The Faculty Series was created to provide intimate venues that encourage faculty/student interaction. The Series invites accomplished faculty from other universities to share their research with an audience of FIU graduate students and faculty.

tim-huebner-2016

Lecture

  • About the lecture

    Presidential Leadership in a Nation Divided:  Lincoln, the Constitution, and the Civil War

    The presidential election of 1860 forever changed America. When Abraham Lincoln won, seven states of the Deep South refused to accept the results and seceded from the rest of the country. When the seceded states fired on a federal fort, Lincoln responded by going to war. Although the eleven Southern states that ultimately seceded did so to protect slavery, Lincoln and the North went to war to preserve the Union. And yet, as the war unfolded, African Americans helped turn the conflict into a war for emancipation. This talk examines Lincoln’s leadership in the midst of the “many-threaded drama” of the American Civil War. As Lincoln acted and reacted to wartime developments, he found a way to remain true to his principles and remain true to the Constitution, while simultaneously defeating the rebels and redefining the nation. Abraham Lincoln’s wartime leadership is a great American story of courage, conviction, and national transformation.

    The lecture is presented in partnership with FIU’s Department of History in the Steven.
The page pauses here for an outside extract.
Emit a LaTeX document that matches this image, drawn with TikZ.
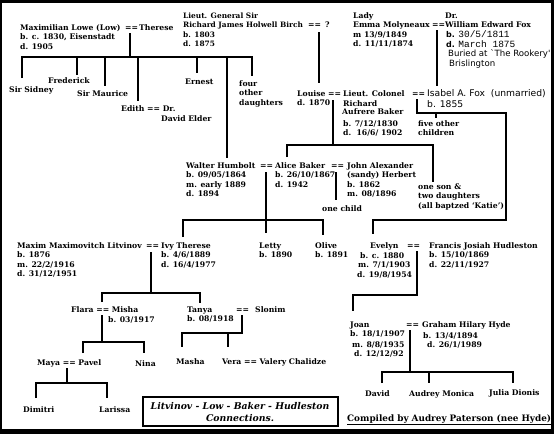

J. Green School of International and Public Affairs.

  • Date

    Wednesday, January 25, 2017

Presenter

  • Timothy Huebner, Ph.D.

    Timothy S. Huebner is the Sternberg Professor of History at Rhodes College. A specialist in the history of the nineteenth-century United States, he is the author of Liberty and Union: The Civil War Era and American Constitutionalism (2016), The Taney Court: Justices, Rulings, and Legacy (2003), and The Southern Judicial Tradition: State Judges and Sectional Distinctiveness, 1790-1890 (1999). He is co-editor (with the late Kermit L. Hall) of Major Problems in American Constitutional History, second edition (2010). In addition, he has published numerous articles in scholarly journals, and his essays, reviews, and op-ed pieces have appeared in the Memphis Commercial Appeal, the Wall Street Journal’s Marketwatch website, The Weekly Standard, SCOTUSBlog, and the New York Times.

    Professor Huebner serves as co-editor (with Paul Finkelman) of Southern Legal Studies, a book series published by the University of Georgia Press, and since 2010 he has served (under editor Melvin Urofsky) as associate editor of the Journal of Supreme Court History, published three times a year by the Supreme Court Historical Society.

    A member of the faculty at Rhodes College since 1995, Professor Huebner teaches courses on the History of the American South, U.S. Constitutional History, and the Civil War and Reconstruction era. He founded and directed the Rhodes Institute for Regional Studies, a nationally acclaimed interdisciplinary undergraduate research program, and later served as chair of the Department of History for six years. In 2004, Professor Huebner received the Clarence Day Award for Outstanding Teaching, given annually to a member of the Rhodes faculty. That same year, the Carnegie Foundation for the Advancement of Teaching and the Council for the Advancement and Support of Education named him the Tennessee Professor of the Year.

    A native of Orlando, Professor Huebner received his B.A. from the University of Miami (Phi Beta Kappa) and his M.A. and Ph.D. from the University of Florida. He lives in Memphis with his wife Kristin and their two children.